#### DATA SHOWN:
====
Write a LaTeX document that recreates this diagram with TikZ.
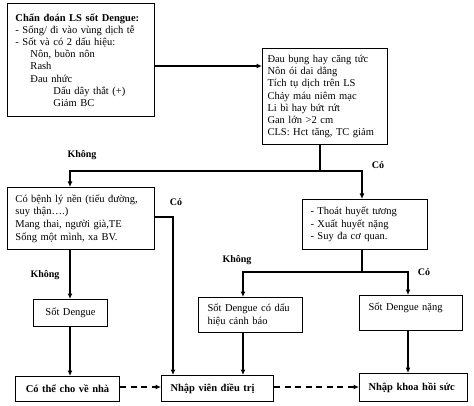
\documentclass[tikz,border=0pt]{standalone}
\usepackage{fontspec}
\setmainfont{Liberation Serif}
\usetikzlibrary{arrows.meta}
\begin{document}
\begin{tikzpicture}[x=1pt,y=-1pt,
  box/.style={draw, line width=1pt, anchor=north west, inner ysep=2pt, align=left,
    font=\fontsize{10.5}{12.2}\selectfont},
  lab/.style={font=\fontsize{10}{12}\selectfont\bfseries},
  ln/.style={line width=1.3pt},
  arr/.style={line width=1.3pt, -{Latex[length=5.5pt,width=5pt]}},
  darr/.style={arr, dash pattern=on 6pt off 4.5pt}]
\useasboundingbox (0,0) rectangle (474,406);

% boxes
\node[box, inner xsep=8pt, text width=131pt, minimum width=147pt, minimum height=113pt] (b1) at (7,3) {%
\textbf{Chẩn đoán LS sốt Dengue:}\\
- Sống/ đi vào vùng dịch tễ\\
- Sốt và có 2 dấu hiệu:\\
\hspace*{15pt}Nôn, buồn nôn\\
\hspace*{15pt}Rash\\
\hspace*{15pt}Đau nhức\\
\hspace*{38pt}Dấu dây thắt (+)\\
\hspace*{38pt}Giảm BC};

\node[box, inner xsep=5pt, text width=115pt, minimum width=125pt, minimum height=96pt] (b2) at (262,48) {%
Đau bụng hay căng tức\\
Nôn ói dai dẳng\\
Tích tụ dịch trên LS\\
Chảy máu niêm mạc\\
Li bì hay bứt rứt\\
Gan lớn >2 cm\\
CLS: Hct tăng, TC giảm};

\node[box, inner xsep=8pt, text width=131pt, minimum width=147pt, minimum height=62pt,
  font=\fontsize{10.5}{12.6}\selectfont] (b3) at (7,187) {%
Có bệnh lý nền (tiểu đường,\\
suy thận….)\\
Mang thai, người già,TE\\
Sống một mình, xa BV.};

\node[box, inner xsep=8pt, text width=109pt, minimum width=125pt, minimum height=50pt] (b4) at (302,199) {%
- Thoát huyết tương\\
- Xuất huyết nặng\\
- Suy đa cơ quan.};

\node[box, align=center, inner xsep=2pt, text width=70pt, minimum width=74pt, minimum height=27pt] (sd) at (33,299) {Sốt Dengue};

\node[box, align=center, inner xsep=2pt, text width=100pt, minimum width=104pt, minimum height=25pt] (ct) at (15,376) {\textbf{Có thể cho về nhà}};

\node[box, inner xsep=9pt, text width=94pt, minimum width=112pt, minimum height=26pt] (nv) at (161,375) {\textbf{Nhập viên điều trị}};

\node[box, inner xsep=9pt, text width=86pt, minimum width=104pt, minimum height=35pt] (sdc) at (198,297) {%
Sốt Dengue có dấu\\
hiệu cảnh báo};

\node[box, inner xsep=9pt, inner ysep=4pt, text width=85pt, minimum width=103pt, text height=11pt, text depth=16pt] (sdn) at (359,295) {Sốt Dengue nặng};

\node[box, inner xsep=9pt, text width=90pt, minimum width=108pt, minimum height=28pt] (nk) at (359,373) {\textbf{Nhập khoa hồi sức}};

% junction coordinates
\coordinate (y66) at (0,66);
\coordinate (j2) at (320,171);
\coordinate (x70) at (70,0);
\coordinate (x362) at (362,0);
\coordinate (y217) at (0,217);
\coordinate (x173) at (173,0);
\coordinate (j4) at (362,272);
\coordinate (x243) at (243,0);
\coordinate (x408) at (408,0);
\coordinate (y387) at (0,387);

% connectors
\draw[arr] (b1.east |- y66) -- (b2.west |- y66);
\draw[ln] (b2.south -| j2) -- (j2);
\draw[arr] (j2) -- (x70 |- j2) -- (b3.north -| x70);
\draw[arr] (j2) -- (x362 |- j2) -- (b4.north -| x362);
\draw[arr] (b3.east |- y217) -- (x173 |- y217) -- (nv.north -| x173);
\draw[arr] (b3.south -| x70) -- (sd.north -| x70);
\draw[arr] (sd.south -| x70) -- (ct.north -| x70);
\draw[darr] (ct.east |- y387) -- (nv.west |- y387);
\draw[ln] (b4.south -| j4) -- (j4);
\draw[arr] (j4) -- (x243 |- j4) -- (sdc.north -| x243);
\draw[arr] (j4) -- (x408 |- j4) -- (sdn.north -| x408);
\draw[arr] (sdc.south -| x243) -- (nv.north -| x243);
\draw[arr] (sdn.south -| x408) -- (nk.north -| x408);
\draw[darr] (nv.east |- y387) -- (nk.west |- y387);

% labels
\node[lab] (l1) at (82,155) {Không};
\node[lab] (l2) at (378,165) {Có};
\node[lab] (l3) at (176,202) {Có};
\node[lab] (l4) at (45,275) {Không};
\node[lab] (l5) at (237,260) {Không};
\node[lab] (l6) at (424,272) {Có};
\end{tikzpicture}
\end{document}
====
Take the listing and print it again exactly, but without any pictures.

Write a LaTeX document that recreates this diagram with TikZ.
\documentclass[tikz,border=0pt]{standalone}
\usepackage{fontspec}
\setmainfont{Liberation Serif}
\usetikzlibrary{arrows.meta}
\begin{document}
\begin{tikzpicture}[x=1pt,y=-1pt,
  box/.style={draw, line width=1pt, anchor=north west, inner ysep=2pt, align=left,
    font=\fontsize{10.5}{12.2}\selectfont},
  lab/.style={font=\fontsize{10}{12}\selectfont\bfseries},
  ln/.style={line width=1.3pt},
  arr/.style={line width=1.3pt, -{Latex[length=5.5pt,width=5pt]}},
  darr/.style={arr, dash pattern=on 6pt off 4.5pt}]
\useasboundingbox (0,0) rectangle (474,406);

% boxes
\node[box, inner xsep=8pt, text width=131pt, minimum width=147pt, minimum height=113pt] (b1) at (7,3) {%
\textbf{Chẩn đoán LS sốt Dengue:}\\
- Sống/ đi vào vùng dịch tễ\\
- Sốt và có 2 dấu hiệu:\\
\hspace*{15pt}Nôn, buồn nôn\\
\hspace*{15pt}Rash\\
\hspace*{15pt}Đau nhức\\
\hspace*{38pt}Dấu dây thắt (+)\\
\hspace*{38pt}Giảm BC};

\node[box, inner xsep=5pt, text width=115pt, minimum width=125pt, minimum height=96pt] (b2) at (262,48) {%
Đau bụng hay căng tức\\
Nôn ói dai dẳng\\
Tích tụ dịch trên LS\\
Chảy máu niêm mạc\\
Li bì hay bứt rứt\\
Gan lớn >2 cm\\
CLS: Hct tăng, TC giảm};

\node[box, inner xsep=8pt, text width=131pt, minimum width=147pt, minimum height=62pt,
  font=\fontsize{10.5}{12.6}\selectfont] (b3) at (7,187) {%
Có bệnh lý nền (tiểu đường,\\
suy thận….)\\
Mang thai, người già,TE\\
Sống một mình, xa BV.};

\node[box, inner xsep=8pt, text width=109pt, minimum width=125pt, minimum height=50pt] (b4) at (302,199) {%
- Thoát huyết tương\\
- Xuất huyết nặng\\
- Suy đa cơ quan.};

\node[box, align=center, inner xsep=2pt, text width=70pt, minimum width=74pt, minimum height=27pt] (sd) at (33,299) {Sốt Dengue};

\node[box, align=center, inner xsep=2pt, text width=100pt, minimum width=104pt, minimum height=25pt] (ct) at (15,376) {\textbf{Có thể cho về nhà}};

\node[box, inner xsep=9pt, text width=94pt, minimum width=112pt, minimum height=26pt] (nv) at (161,375) {\textbf{Nhập viên điều trị}};

\node[box, inner xsep=9pt, text width=86pt, minimum width=104pt, minimum height=35pt] (sdc) at (198,297) {%
Sốt Dengue có dấu\\
hiệu cảnh báo};

\node[box, inner xsep=9pt, inner ysep=4pt, text width=85pt, minimum width=103pt, text height=11pt, text depth=16pt] (sdn) at (359,295) {Sốt Dengue nặng};

\node[box, inner xsep=9pt, text width=90pt, minimum width=108pt, minimum height=28pt] (nk) at (359,373) {\textbf{Nhập khoa hồi sức}};

% junction coordinates
\coordinate (y66) at (0,66);
\coordinate (j2) at (320,171);
\coordinate (x70) at (70,0);
\coordinate (x362) at (362,0);
\coordinate (y217) at (0,217);
\coordinate (x173) at (173,0);
\coordinate (j4) at (362,272);
\coordinate (x243) at (243,0);
\coordinate (x408) at (408,0);
\coordinate (y387) at (0,387);

% connectors
\draw[arr] (b1.east |- y66) -- (b2.west |- y66);
\draw[ln] (b2.south -| j2) -- (j2);
\draw[arr] (j2) -- (x70 |- j2) -- (b3.north -| x70);
\draw[arr] (j2) -- (x362 |- j2) -- (b4.north -| x362);
\draw[arr] (b3.east |- y217) -- (x173 |- y217) -- (nv.north -| x173);
\draw[arr] (b3.south -| x70) -- (sd.north -| x70);
\draw[arr] (sd.south -| x70) -- (ct.north -| x70);
\draw[darr] (ct.east |- y387) -- (nv.west |- y387);
\draw[ln] (b4.south -| j4) -- (j4);
\draw[arr] (j4) -- (x243 |- j4) -- (sdc.north -| x243);
\draw[arr] (j4) -- (x408 |- j4) -- (sdn.north -| x408);
\draw[arr] (sdc.south -| x243) -- (nv.north -| x243);
\draw[arr] (sdn.south -| x408) -- (nk.north -| x408);
\draw[darr] (nv.east |- y387) -- (nk.west |- y387);

% labels
\node[lab] (l1) at (82,155) {Không};
\node[lab] (l2) at (378,165) {Có};
\node[lab] (l3) at (176,202) {Có};
\node[lab] (l4) at (45,275) {Không};
\node[lab] (l5) at (237,260) {Không};
\node[lab] (l6) at (424,272) {Có};
\end{tikzpicture}
\end{document}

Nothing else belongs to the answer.